Для того чтобы короче добраться до радиорубки, кажется, надо подняться по главному трапу, потом пройти по шлюпочной палубе в сторону кормы. По трапу он поднялся, а открыть мощную стальную дверь, ведущую на палубу, оказалось непросто, пришлось повозиться с рычагами и зажимами. Наконец дверь поддалась, и Смолин очутился на палубе. Ожидал, что его подхватит поток штормового ветра, но, к удивлению, ветер оказался не столь уж сильным, с ног не валил. На небе в чернильной тьме низко ползущих туч открылась большая прореха, и в ней — яркая горсть звезд. Значит, циклон кончается. Ему показалось, что и судно теперь раскачивается не столь уж судорожно, а как-то неторопливо, плавно — то на один борт ляжет и, замерев, полежит будто в раздумье, то лениво перевалится на другой, как толстяк, ищущий удобное положение на постели.

Палуба была металлическая, скользкая от дождя, пробираться пришлось с осторожностью. Больше всего Смолин боялся поскользнуться или задеть какой-нибудь крюк, железяку, скобу, все это в избытке торчит на палубах исследовательского судна, готовое царапнуть, порезать, кольнуть. Без помех добрался он до середины палубы, когда, вздрогнув всем своим могучим телом, судно стало медленно заваливаться на правый борт.

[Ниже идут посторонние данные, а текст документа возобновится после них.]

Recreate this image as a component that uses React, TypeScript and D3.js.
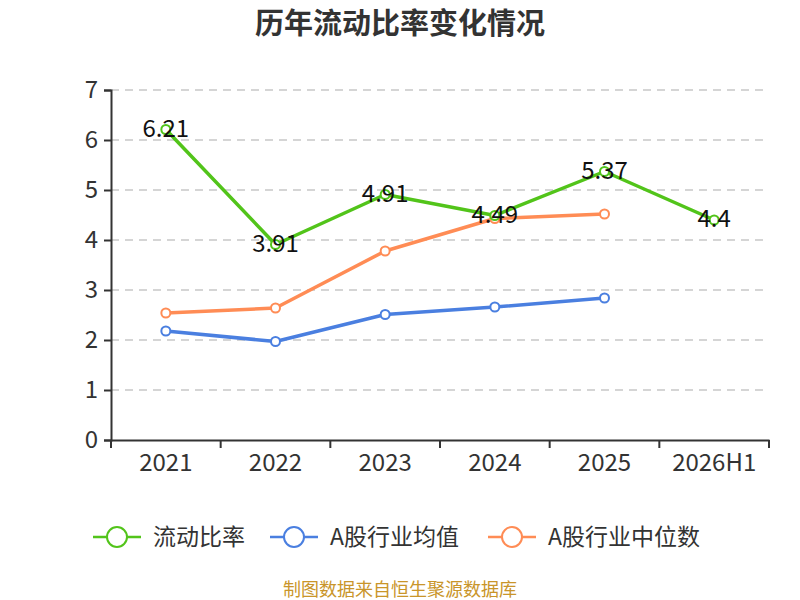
import { useEffect, useRef } from "react"
import * as d3 from "d3"

const categories = ["2021", "2022", "2023", "2024", "2025", "2026H1"]
const currentRatio = [6.21, 3.91, 4.91, 4.49, 5.37, 4.4]
const industryMean = [2.18, 1.97, 2.51, 2.66, 2.84]
const industryMedian = [2.54, 2.64, 3.78, 4.43, 4.52]
const yTicks = [0, 1, 2, 3, 4, 5, 6, 7]

const seriesNames = ["流动比率", "A股行业均值", "A股行业中位数"]
const colors = ["#52c41a", "#4a7fe0", "#ff8c55"]

const font = "'Noto Sans CJK SC', 'Noto Sans', sans-serif"

export default function App() {
  const svgRef = useRef<SVGSVGElement>(null)

  useEffect(() => {
    if (!svgRef.current) return
    const svg = d3.select(svgRef.current)
    svg.selectAll("*").remove()

    const x = d3.scaleBand().domain(categories).range([111, 769])
    const y = d3.scaleLinear().domain([0, 7]).range([440, 90])
    const cx = (i: number) => x(categories[i])! + x.bandwidth() / 2

    // title
    svg
      .append("text")
      .attr("x", 400)
      .attr("y", 34)
      .attr("text-anchor", "middle")
      .attr("font-size", 29)
      .attr("font-weight", "bold")
      .attr("fill", "#333")
      .text("历年流动比率变化情况")

    // grid
    svg
      .append("g")
      .selectAll("line")
      .data(yTicks.slice(1))
      .enter()
      .append("line")
      .attr("x1", 111)
      .attr("x2", 769)
      .attr("y1", (d) => y(d))
      .attr("y2", (d) => y(d))
      .attr("stroke", "#c8c8c8")
      .attr("stroke-width", 1.5)
      .attr("stroke-dasharray", "8,6")

    // y axis
    const yAxis = svg
      .append("g")
      .attr("transform", "translate(111,0)")
      .call(d3.axisLeft(y).tickValues(yTicks).tickSize(7).tickPadding(6).tickFormat(d3.format("d")))
    yAxis.select(".domain").attr("stroke", "#333").attr("stroke-width", 2)
    yAxis.selectAll(".tick line").attr("stroke", "#333").attr("stroke-width", 2)
    yAxis.selectAll("text").attr("fill", "#333").attr("font-size", 24).attr("font-family", font)

    // x axis
    const xAxis = svg
      .append("g")
      .attr("transform", "translate(0,440)")
      .call(d3.axisBottom(x).tickSize(0).tickPadding(14))
    xAxis.select(".domain").attr("stroke", "#333").attr("stroke-width", 2)
    xAxis.selectAll("text").attr("fill", "#333").attr("font-size", 24).attr("font-family", font)
    xAxis
      .selectAll(".boundary")
      .data(d3.range(categories.length + 1))
      .enter()
      .append("line")
      .attr("x1", (i) => 111 + i * x.bandwidth())
      .attr("x2", (i) => 111 + i * x.bandwidth())
      .attr("y1", 0)
      .attr("y2", 8)
      .attr("stroke", "#333")
      .attr("stroke-width", 2)

    const line = d3
      .line<number>()
      .x((_, i) => cx(i))
      .y((d) => y(d))

    const allSeries = [currentRatio, industryMean, industryMedian]
    // draw medians/means first, main series on top
    ;[2, 1, 0].forEach((s) => {
      const data = allSeries[s]
      const g = svg.append("g")
      g.append("path")
        .datum(data)
        .attr("fill", "none")
        .attr("stroke", colors[s])
        .attr("stroke-width", 3.5)
        .attr("stroke-linejoin", "round")
        .attr("d", line)
      g.selectAll("circle")
        .data(data)
        .enter()
        .append("circle")
        .attr("cx", (_, i) => cx(i))
        .attr("cy", (d) => y(d))
        .attr("r", 4.5)
        .attr("fill", "#fff")
        .attr("stroke", colors[s])
        .attr("stroke-width", 2)
    })

    // value labels
    svg
      .append("g")
      .selectAll("text")
      .data(currentRatio)
      .enter()
      .append("text")
      .attr("x", (_, i) => cx(i))
      .attr("y", (d) => y(d) + 7)
      .attr("text-anchor", "middle")
      .attr("font-size", 24)
      .attr("font-family", font)
      .attr("fill", "#111")
      .text((d) => String(d))

    // legend
    const legendX = [93, 270, 488]
    const legend = svg
      .append("g")
      .selectAll("g")
      .data(seriesNames)
      .enter()
      .append("g")
      .attr("transform", (_, i) => `translate(${legendX[i]},537)`)
    legend
      .append("line")
      .attr("x1", 0)
      .attr("x2", 48)
      .attr("stroke", (_, i) => colors[i])
      .attr("stroke-width", 2.5)
    legend
      .append("circle")
      .attr("cx", 24)
      .attr("r", 10)
      .attr("fill", "#fff")
      .attr("stroke", (_, i) => colors[i])
      .attr("stroke-width", 2)
    legend
      .append("text")
      .attr("x", 60)
      .attr("y", 8)
      .attr("font-size", 23)
      .attr("font-family", font)
      .attr("fill", "#333")
      .text((d) => d)

    // source
    svg
      .append("text")
      .attr("x", 400)
      .attr("y", 596)
      .attr("text-anchor", "middle")
      .attr("font-size", 18)
      .attr("font-family", font)
      .attr("fill", "#c9952a")
      .text("制图数据来自恒生聚源数据库")
  }, [])

  return (
    <svg
      ref={svgRef}
      width={800}
      height={600}
      style={{ position: "absolute", left: 0, top: 0, fontFamily: font, background: "#fff" }}
    />
  )
}
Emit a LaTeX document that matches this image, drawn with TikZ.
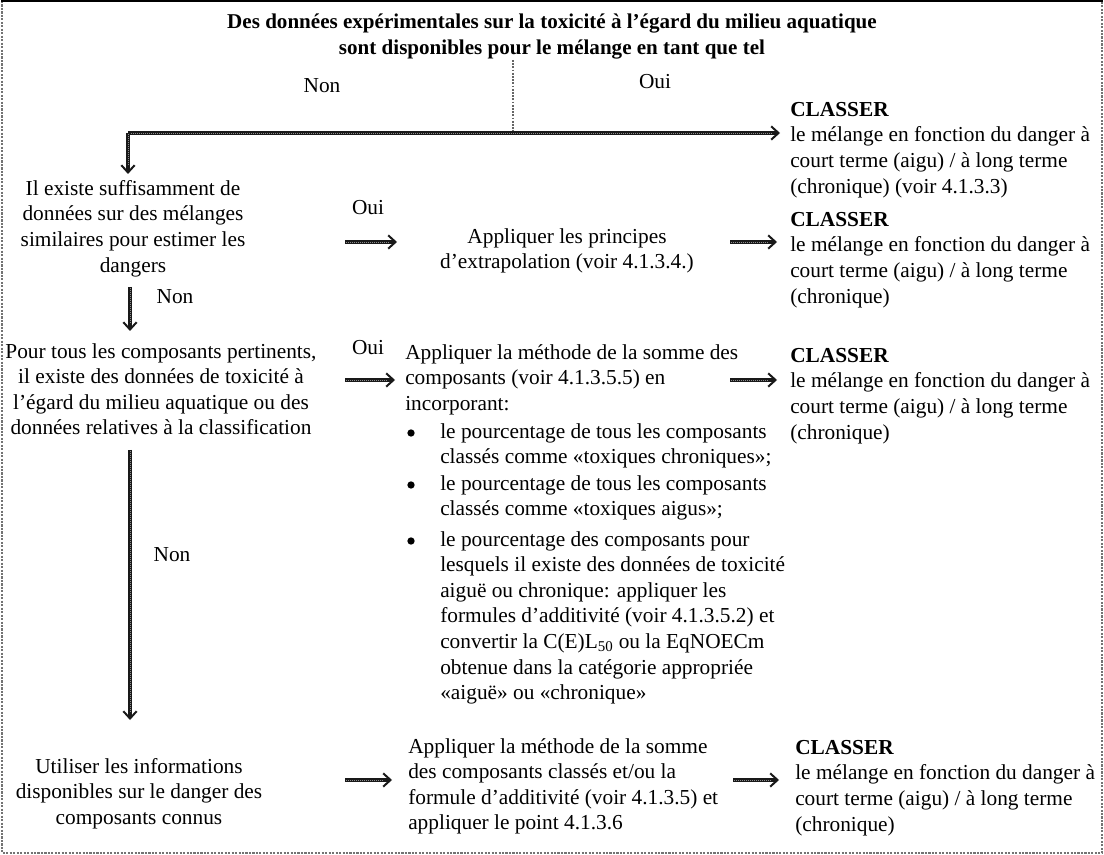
\documentclass[tikz,border=0pt]{standalone}
\usepackage{fontspec}
\setmainfont{Liberation Serif}
\usetikzlibrary{arrows.meta}
\begin{document}
\begin{tikzpicture}[x=0.75pt,y=-0.75pt,
  txt/.style={inner sep=0pt, font=\fontsize{16}{19.2}\selectfont},
  lbl/.style={inner sep=0pt, font=\fontsize{16}{19.2}\selectfont},
  bul/.style={circle, fill=black, inner sep=0pt, minimum size=5.5pt},
  arr/.style={draw=black!90, line width=2.4pt,
    -{Straight Barb[length=5.5pt,width=10pt,line width=1.5pt]},
    postaction={draw=black!45, line width=0.7pt, dash pattern=on 0.7pt off 0.8pt, shorten >=6pt, shorten <=1pt, -}},
  frame/.style={draw=black!55, line width=1.6pt, densely dotted}]
\useasboundingbox (0,0) rectangle (1104,855);
% frame
\draw[frame] (2,1) -- (2,853) -- (1102,853) -- (1102,1);
\draw[black, line width=1.6pt] (1,1) -- (1103,1);

% title
\node[txt, font=\fontsize{15.8}{19.5}\selectfont\bfseries, align=center] (title) at (552,37)
  {Des données expérimentales sur la toxicité à l’égard du milieu aquatique\\sont disponibles pour le mélange en tant que tel};

% labels
\node[lbl] (non1) at (322,86) {Non};
\node[lbl] (oui1) at (655,82) {Oui};
\node[lbl] (oui2) at (368,208) {Oui};
\node[lbl] (non2) at (175,297) {Non};
\node[lbl] (oui3) at (368,348) {Oui};
\node[lbl] (non3) at (172,555) {Non};

% left column
\node[txt, align=center, anchor=north] (L1) at (133,180)
  {Il existe suffisamment de\\données sur des mélanges\\similaires pour estimer les\\dangers};
\node[txt, align=center, anchor=north] (L2) at (161,343)
  {Pour tous les composants pertinents,\\il existe des données de toxicité à\\l’égard du milieu aquatique ou des\\données relatives à la classification};
\node[txt, align=center, anchor=north] (L3) at (139,758)
  {Utiliser les informations\\disponibles sur le danger des\\composants connus};

% middle column
\node[txt, align=center, anchor=north] (M1) at (567,228)
  {Appliquer les principes\\d’extrapolation (voir 4.1.3.4.)};
\node[txt, align=left, anchor=north west] (M2) at (405,344)
  {Appliquer la méthode de la somme des\\composants (voir 4.1.3.5.5) en\\incorporant:};
\node[bul] (b1) at (411,433) {};
\node[txt, align=left, anchor=north west] (B1) at (440,423)
  {le pourcentage de tous les composants\\classés comme «toxiques chroniques»;};
\node[bul] (b2) at (411,485) {};
\node[txt, align=left, anchor=north west] (B2) at (440,475)
  {le pourcentage de tous les composants\\classés comme «toxiques aigus»;};
\node[bul] (b3) at (411,541) {};
\node[txt, align=left, anchor=north west] (B3) at (440,531)
  {le pourcentage des composants pour\\lesquels il existe des données de toxicité\\aiguë ou chronique: appliquer les\\formules d’additivité (voir 4.1.3.5.2) et\\convertir la C(E)L\textsubscript{50} ou la EqNOECm\\obtenue dans la catégorie appropriée\\«aiguë» ou «chronique»};
\node[txt, align=left, anchor=north west] (M3) at (408,738)
  {Appliquer la méthode de la somme\\des composants classés et/ou la\\formule d’additivité (voir 4.1.3.5) et\\appliquer le point 4.1.3.6};

% right column
\node[txt, align=left, anchor=north west] (C1) at (790,102)
  {\textbf{CLASSER}\\le mélange en fonction du danger à\\court terme (aigu) / à long terme\\(chronique) (voir 4.1.3.3)};
\node[txt, align=left, anchor=north west] (C2) at (790,212)
  {\textbf{CLASSER}\\le mélange en fonction du danger à\\court terme (aigu) / à long terme\\(chronique)};
\node[txt, align=left, anchor=north west] (C3) at (790,348)
  {\textbf{CLASSER}\\le mélange en fonction du danger à\\court terme (aigu) / à long terme\\(chronique)};
\node[txt, align=left, anchor=north west] (C4) at (795,740)
  {\textbf{CLASSER}\\le mélange en fonction du danger à\\court terme (aigu) / à long terme\\(chronique)};

% connector coordinates
\coordinate (t0) at (513,60);
\coordinate (t1) at (513,133);
\coordinate (hl) at (128,133);
\coordinate (hr) at (780,133);
\coordinate (hd) at (128,174);
\coordinate (a1s) at (345,242); \coordinate (a1e) at (397,242);
\coordinate (a2s) at (730,242); \coordinate (a2e) at (777,242);
\coordinate (d2s) at (130,287); \coordinate (d2e) at (130,331);
\coordinate (a3s) at (345,380); \coordinate (a3e) at (395,380);
\coordinate (a4s) at (730,380); \coordinate (a4e) at (777,380);
\coordinate (d3s) at (130,450); \coordinate (d3e) at (130,720);
\coordinate (a5s) at (345,780); \coordinate (a5e) at (392,780);
\coordinate (a6s) at (733,780); \coordinate (a6e) at (779,780);

% connectors
\draw[draw=black!60, line width=1.4pt, densely dotted] (t0) -- (t1);
\draw[arr] (hl) -- (hr);
\draw[arr] (hl) -- (hd);
\draw[arr] (a1s) -- (a1e);
\draw[arr] (a2s) -- (a2e);
\draw[arr] (d2s) -- (d2e);
\draw[arr] (a3s) -- (a3e);
\draw[arr] (a4s) -- (a4e);
\draw[arr] (d3s) -- (d3e);
\draw[arr] (a5s) -- (a5e);
\draw[arr] (a6s) -- (a6e);
\end{tikzpicture}
\end{document}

Что произошло дальше, Смолин потом восстанавливал с трудом. Помнит только, как его швырнуло в сторону закрепленной на киль-блоках шлюпки, плечом ударило об ее крутой шершавый борт, в следующий миг неведомая сила толкнула Смолина в спину, бросила в сторону моря, какое-то мгновение он видел далеко внизу, будто на дне пропасти, кипящую в лучах бортового прожектора пену и даже слышал ее шипение. Понимая, что летит вниз, в отчаянье взмахнул рукой, ища спасения в самом воздухе, пальцы над головой вцепились во что-то твердое, холодное, и он повис над бездной на одной руке… Внизу клокотало море, все ближе подступало к его ногам, мгновение растянулось в вечность, казалось, железо под пальцами стало непереносимо раскаленным, вот-вот от жгучей боли пальцы разожмутся…

Вдруг внизу высвеченная прожектором и как будто подступающая к ногам пена исчезла, ее зашторила тьма, под действием новой непонятной силы тело стало уходить куда-то в глубь судна, и Смолин понял, что под ним уже палуба, что «Онега» ложится на другой борт. «Разожми пальцы! Разожми пальцы! Внизу твердая палуба, ты спасен», — не сразу подсказал ему оцепенелый разум. Пальцы медленно разомкнулись, и тело, как мешок с песком, шмякнулось о палубное железо. Он лежал, распластавшись на палубе, прильнув щекой к холодному металлу. Рука, на которой висел, скрючилась от боли. Он пошевелил другой рукой и неожиданно ощутил в пальцах бумажный лист, бланк радиограммы, которую собирался послать в Москву.